Vous créez votre label et vous souhaitez signer des contrats avant l’immatriculation de votre société. Mais tant qu’elle n’est pas immatriculée, une société n’a pas de personnalité morale. Elle n’a pas la capacité juridique lui permettant de signer des actes. Tout contrat signé par une société en formation est nul.
En revanche, durant cette période, les fondateurs de la société peuvent signer des contrats « au nom » ou « pour le compte » de la société en formation. Mais attention ! Un formalisme strict doit être respecté. Les contrats doivent indiquer très clairement qu’ils sont conclus « au nom » ou « pour le compte » de la société en formation. Il est conseillé d’indiquer également sur le contrat la dénomination de la société et l’adresse de son siège social. Les statuts prévoient alors des dispositions spécifiques par lesquelles les contrats ou engagements ainsi conclus seront repris par la société dès son immatriculation. La société sera réputée avoir conclu elle-même les contrats concernés.

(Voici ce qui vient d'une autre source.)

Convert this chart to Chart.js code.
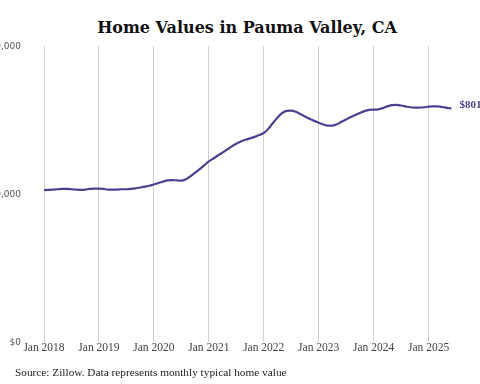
<!DOCTYPE html>
<html>
<head>
<meta charset="utf-8">
<script src="https://cdn.jsdelivr.net/npm/chart.js@4.4.1/dist/chart.umd.min.js"></script>
<style>
  html, body { margin:0; padding:0; background:#fff; width:480px; height:384px; overflow:hidden; position:relative; }
  #wrap { position:absolute; left:-60px; top:0; width:540px; height:384px; }
  #title { position:absolute; left:0; width:494px; top:18px; text-align:center; font-family:"DejaVu Serif", serif; font-weight:bold; font-size:16px; color:#111; white-space:nowrap; }
  #source { position:absolute; left:15px; top:366px; font-family:"Liberation Serif", serif; font-size:11.3px; color:#222; white-space:nowrap; }
</style>
</head>
<body>
<div id="title">Home Values in Pauma Valley, CA</div>
<div id="wrap"><canvas id="c" width="540" height="384"></canvas></div>
<div id="source">Source: Zillow. Data represents monthly typical home value</div>
<script>
// Month index 0 = Jan 2018
const startYear = 2018;
const values2018 = [513, 514, 515, 516, 517, 517, 516, 515, 514, 515, 517, 518];
const values2019 = [518, 517, 515, 515, 515, 516, 516, 517, 519, 522, 525, 528];
const values2020 = [532, 537, 542, 546, 547, 546, 545, 550, 560, 572, 584, 597];
const values2021 = [610, 620, 630, 640, 650, 661, 670, 677, 683, 688, 693, 699];
const values2022 = [706, 720, 740, 758, 773, 781, 782, 778, 770, 762, 754, 747];
const values2023 = [741, 735, 731, 731, 736, 744, 752, 760, 767, 774, 780, 784];
const values2024 = [785, 786, 790, 796, 800, 801, 799, 796, 793, 792, 792, 793];
const values2025 = [795, 796, 796, 794, 791, 789];
const tickMonths = [0, 12, 24, 36, 48, 60, 72, 84];
const tickLabels = ["Jan 2018", "Jan 2019", "Jan 2020", "Jan 2021", "Jan 2022", "Jan 2023", "Jan 2024", "Jan 2025"];
const yTicks = [0, 500000, 1000000];
const endLabel = "$801K";
const endLabelValue = 801000;

const allK = [].concat(values2018, values2019, values2020, values2021, values2022, values2023, values2024, values2025);
const points = allK.map((v, i) => ({ x: i, y: v * 1000 }));

const lineColor = "#4a4290";

const endLabelPlugin = {
  id: "endLabel",
  afterDatasetsDraw(chart) {
    const ctx = chart.ctx;
    const meta = chart.getDatasetMeta(0);
    const last = meta.data[meta.data.length - 1];
    const y = chart.scales.y.getPixelForValue(endLabelValue);
    ctx.save();
    ctx.font = "bold 11px 'Liberation Serif', serif";
    ctx.fillStyle = lineColor;
    ctx.textAlign = "left";
    ctx.textBaseline = "middle";
    ctx.fillText(endLabel, last.x + 8, y);
    ctx.restore();
  }
};

new Chart(document.getElementById("c"), {
  type: "line",
  data: {
    datasets: [{
      data: points,
      borderColor: lineColor,
      borderWidth: 2.2,
      pointRadius: 0,
      tension: 0.4,
      cubicInterpolationMode: "monotone",
      fill: false
    }]
  },
  options: {
    responsive: false,
    animation: false,
    layout: { padding: { left: 0, right: 24, top: 46, bottom: 0 } },
    plugins: { legend: { display: false }, tooltip: { enabled: false }, title: { display: false } },
    scales: {
      x: {
        type: "linear",
        min: 0,
        max: 90,
        afterBuildTicks(scale) { scale.ticks = tickMonths.map(v => ({ value: v })); },
        afterFit(scale) { scale.height = 42; },
        grid: { color: "#d0d0d0", lineWidth: 1, drawTicks: false },
        border: { display: false },
        ticks: {
          padding: -1,
          maxRotation: 0,
          autoSkip: false,
          font: { family: "'Liberation Serif', serif", size: 11.5 },
          color: "#444",
          callback(v) { const i = tickMonths.indexOf(v); return i >= 0 ? tickLabels[i] : ""; }
        }
      },
      y: {
        min: 0,
        max: 1000000,
        afterBuildTicks(scale) { scale.ticks = yTicks.map(v => ({ value: v })); },
        afterFit(scale) { scale.width = 104; },
        grid: { display: false, drawTicks: false },
        border: { display: false },
        ticks: {
          padding: 23,
          labelOffset: 1,
          font: { family: "'DejaVu Sans', sans-serif", size: 9 },
          color: "#555",
          callback(v) { return "$" + v.toLocaleString("en-US"); }
        }
      }
    }
  },
  plugins: [endLabelPlugin]
});
</script>
</body>
</html>
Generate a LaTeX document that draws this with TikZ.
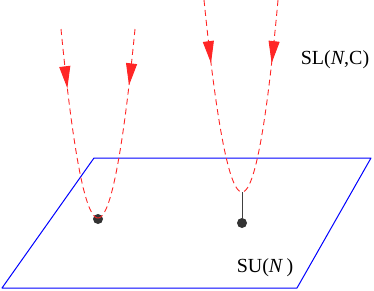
\documentclass[tikz,border=0pt]{standalone}
\usepackage{fontspec}
\setmainfont{Liberation Serif}
\usetikzlibrary{arrows.meta, decorations.markings}

\begin{document}
\begin{tikzpicture}[x=1pt, y=1pt,
  plane/.style={draw=blue, line width=1pt, line join=round},
  orbit/.style={draw=red!85!white, line width=0.9pt, dash pattern=on 6pt off 4pt},
  flow/.style={postaction={decorate}, decoration={markings,
    mark=at position #1 with {\arrow{Triangle[length=22pt, width=11pt]}}}},
  dot/.style={circle, fill=black!80, inner sep=0pt, minimum size=10pt},
  stem/.style={draw=black!75, line width=0.9pt},
  grp/.style={font=\fontsize{20}{22}\selectfont, inner sep=0pt},
]
\useasboundingbox (0,0) rectangle (374,290);

% Plane
\coordinate (q1) at (2,2);
\coordinate (q2) at (297,2);
\coordinate (q3) at (371,132);
\coordinate (q4) at (94,132);
\draw[plane] (q1) -- (q2) -- (q3) -- (q4) -- cycle;

% Points
\node[dot] (p1) at (98,71) {};
\node[dot] (p2) at (242,67) {};
\coordinate (v2) at (242,98);

% Orbits
\draw[orbit, flow=0.305] plot[domain=-1:0, samples=40, smooth] ({98+37*\x}, {72+189*\x*\x});
\draw[orbit, flow=0.29] plot[domain=-1:0, samples=40, smooth] ({98-37*\x}, {72+189*\x*\x});
\draw[orbit, flow=0.32] plot[domain=-1:0, samples=40, smooth] ({242+37*\x-\x*\x}, {98+192*\x*\x});
\draw[orbit, flow=0.32] plot[domain=-1:0, samples=40, smooth] ({242-37*\x-\x*\x}, {98+192*\x*\x});
\draw[stem] (v2) -- (p2);

% Labels
\node[grp] (sl) at (335,230) {SL(\textit{N},C)};
\node[grp] (su) at (265,22) {SU(\textit{N}\,)};
\end{tikzpicture}
\end{document}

Le non-respect de ce formalisme est sanctionné par la jurisprudence. Le label discographique Y&W en a fait les frais dans le litige qui l’opposait à Nekfeu et son groupe S’Crew. Le groupe avait signé un contrat d’enregistrement le 5 avril 2011 avec deux personnes physiques qui allaient ultérieurement créer la société Y&W, immatriculée le 13 septembre 2011. Il n’était pas spécifié sur le contrat que les deux personnes physiques avaient agi « au nom » ou « pour le compte » de la société en formation Y&W.
Puis le groupe S’Crew a créé en 2013 sa propre société de production dénommée Seine Zoo. Seine Zoo a signé des contrats de licence avec la société Universal Music France pour l’exploitation des enregistrements. Parmi ces enregistrements, certains titres ont été revendiqués par la société Y&W en sa prétendue qualité de producteur. Y&W a donc assigné Seine Zoo en contrefaçon et Universal Music France en concurrence déloyale. La société Y&W prétendait qu’elle avait repris à son compte le contrat d’enregistrement par une Assemblée Générale Extraordinaire du 1er mars 2016.
Mais la Cour de Cassation, dans un arrêt du 10 juin 2020, rejette les prétentions de la société Y&W.
En toute logique elle constate :
- que la société Y& W n’avait pas la personnalité morale au jour du contrat d’artiste. Elle n’avait donc pas la capacité de contracter ;
- qu’il n’est pas mentionné au contrat que les deux personnes physiques signataires ont agi « au nom » ou « pour le compte » de la société Y& W en formation ;
- qu’ainsi l’assemblée générale extraordinaire de la société Y& W du 1 mars 2016 n’avait pas pu régulariser un contrat conclu par une société sans personnalité morale.
La société Y&W ne dispose donc d’aucun droit sur les enregistrements concernés.
Le formalisme à respecter pour la validité des contrats conclus durant la phase de formation d’une société est complexe. Les conséquences peuvent être très importantes.